If we can ask why the author of “King Lear” would have stooped to “Cymbeline,” then we might also ask why the director of “Schindler’s List” could possibly have directed a fourth Indiana Jones film, especially after the sublime perfection of having his hero literally ride off into the sunset in the third. Artists do what they do … and even if the English language’s greatest writer had produced only a “Hamlet” or a “Lear,” wouldn’t he have been entitled to write whatever he damn well pleased?
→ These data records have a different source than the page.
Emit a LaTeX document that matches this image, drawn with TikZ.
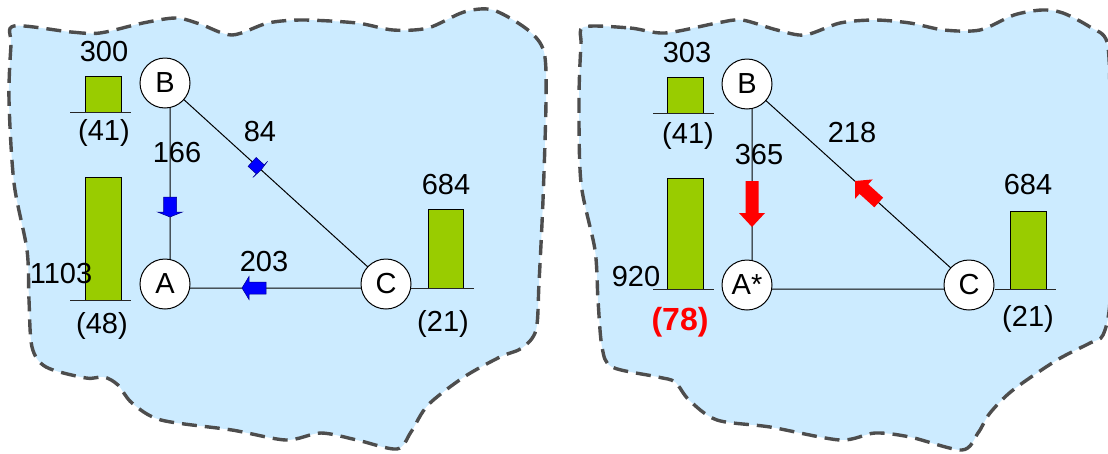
\documentclass[tikz,border=0pt]{standalone}
\usepackage{fontspec}
\setmainfont{Liberation Sans}
\usetikzlibrary{calc}
\definecolor{sea}{HTML}{CCEBFF}
\definecolor{rim}{HTML}{4D4D4D}
\definecolor{bargreen}{HTML}{99CC00}
\definecolor{flowblue}{HTML}{0000FF}
\definecolor{flowred}{HTML}{FF0000}
% block arrow: #1 style, #2 tip, #3 direction, #4 length, #5 head length, #6 head half-width, #7 body half-width
\newcommand\flowarrow[7]{%
  \path[#1, shift={#2}, rotate=#3] (0,0) -- (-#5,#6) -- (-#5,#7) -- (-#4,#7) -- (-#4,-#7) -- (-#5,-#7) -- (-#5,-#6) -- cycle;}
\tikzset{
  region/.style={fill=sea, draw=rim, line width=3.4pt, dash pattern=on 15pt off 8pt, line cap=butt},
  town/.style={circle, draw=black, fill=white, line width=1pt, minimum size=50pt, inner sep=0pt, font=\fontsize{29}{34}\selectfont},
  link/.style={draw=black, line width=1pt},
  stock/.style={fill=bargreen, draw=black, line width=1pt},
  ground/.style={draw=black!85, line width=1pt},
  lbl/.style={inner sep=0pt, font=\fontsize{29}{34}\selectfont},
  hot/.style={inner sep=0pt, text=flowred, font=\fontsize{32}{36}\selectfont\bfseries},
  bluearrow/.style={fill=flowblue, draw=blue!55!black, line width=0.5pt},
  redarrow/.style={fill=flowred}
}
\begin{document}
\begin{tikzpicture}[x=1pt, y=-1pt]
\useasboundingbox (0,0) rectangle (1108,453);

% ---------- left region ----------
\path[region] plot[smooth cycle, tension=0.5] coordinates {
  (14,26) (71,32) (100,33) (143,23) (176,18) (200,24) (232,35) (268,23) (303,20)
  (357,23) (393,30) (428,28) (464,12) (493,10) (528,30) (544,52) (546,100)
  (543,200) (539,283) (536,330) (522,348) (500,357) (464,377) (428,405) (411,432)
  (397,449) (357,440) (321,433) (286,440) (232,430) (161,420) (132,403) (118,385)
  (104,377) (86,378) (46,367) (32,347) (29,300) (27,250) (14,183) (9,100) (11,45)};

\coordinate (lB) at (170,87);
\coordinate (lA) at (170,288);
\coordinate (lC) at (391,288);
\draw[link] (lB) -- (lA) -- (lC) -- cycle;

% stocks
\draw[stock] (85,76) rectangle (121,112);
\draw[ground] (70,112) -- (131,112);
\draw[stock] (85,177) rectangle (121,300);
\draw[ground] (70,300) -- (131,300);
\draw[stock] (428,209) rectangle (463,288);
\draw[ground] (411,288) -- (474,288);

% flows
\flowarrow{bluearrow}{(170,217)}{-90}{20}{5}{12.5}{6.5}
\flowarrow{bluearrow}{(242,288)}{180}{24}{7}{11.5}{6}
\flowarrow{bluearrow}{(261,170)}{-42.3}{12}{1}{11}{6}

\node[town] (B) at (165,83) {B};
\node[town] (A) at (165,284) {A};
\node[town] (C) at (386,284) {C};

\node[lbl] (sB) at (104,52) {300};
\node[lbl] (dB) at (104,133) {(41)};
\node[lbl] (sA) at (61,274) {1103};
\node[lbl] (dA) at (102,326) {(48)};
\node[lbl] (sC) at (446,185) {684};
\node[lbl] (dC) at (443,324) {(21)};
\node[lbl] (fBA) at (177,153) {166};
\node[lbl] (fBC) at (260,132) {84};
\node[lbl] (fCA) at (264,262) {203};

% ---------- right region ----------
\path[region] plot[smooth cycle, tension=0.5] coordinates {
  (584,27) (630,28) (665,33) (717,23) (742,20) (777,30) (805,35) (840,23) (875,20)
  (910,23) (944,30) (980,30) (1014,15) (1042,10) (1063,13) (1090,27) (1107,42)
  (1110,100) (1110,200) (1110,300) (1103,335) (1090,343) (1057,360) (1013,390)
  (990,413) (978,433) (962,450) (910,437) (875,433) (840,440) (770,427) (717,420)
  (689,400) (675,382) (658,377) (612,367) (602,347) (598,300) (595,250) (581,183)
  (579,100) (581,45)};

\coordinate (rB) at (752,88);
\coordinate (rA) at (752,289);
\coordinate (rC) at (974,289);
\draw[link] (rB) -- (rA) -- (rC) -- cycle;

\draw[stock] (667,77) rectangle (703,113);
\draw[ground] (653,113) -- (714,113);
\draw[stock] (667,178) rectangle (703,289);
\draw[ground] (653,289) -- (714,289);
\draw[stock] (1010,211) rectangle (1046,289);
\draw[ground] (995,289) -- (1056,289);

\flowarrow{redarrow}{(752,227)}{-90}{46}{14}{13}{6.5}
\flowarrow{redarrow}{(855,181)}{137.8}{32}{12}{13}{6.5}

\node[town] (B2) at (747,84) {B};
\node[town] (A2) at (747,285) {A*};
\node[town] (C2) at (969,285) {C};

\node[lbl] (sB2) at (687,53) {303};
\node[lbl] (dB2) at (688,136) {(41)};
\node[lbl] (sA2) at (636,277) {920};
\node[hot] (dA2) at (680,322) {(78)};
\node[lbl] (sC2) at (1028,185) {684};
\node[lbl] (dC2) at (1028,319) {(21)};
\node[lbl] (fBA2) at (759,155) {365};
\node[lbl] (fBC2) at (852,133) {218};
\end{tikzpicture}
\end{document}
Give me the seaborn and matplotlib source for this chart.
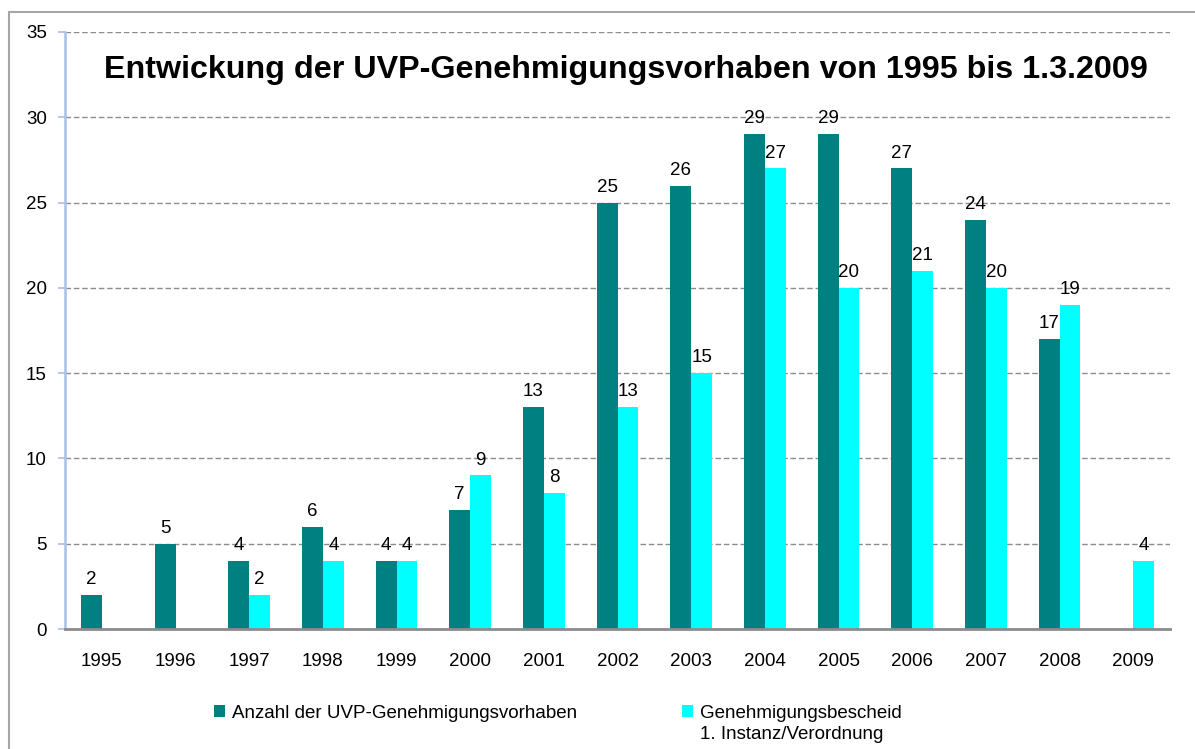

As for the utterly preposterous setup – the bet against Imogen’s virtue, the kidnapped sons reunited with their sister in a cave, unable (apparently) to discern that he is really a she, and the avalanche of revelations in the final act – one only need recall that Shakespeare did this sort of thing all the time. Even Lear brims with scenarios that don’t pass the straight-face test. If we’re going to be a stickler, then no: King Cymbeline probably would not forgive the exiled Belarius for kidnapping and raising to adulthood his two sons, no more than, say, Gloucester would believe that he’d actually survived leaping off the Dover Cliffs.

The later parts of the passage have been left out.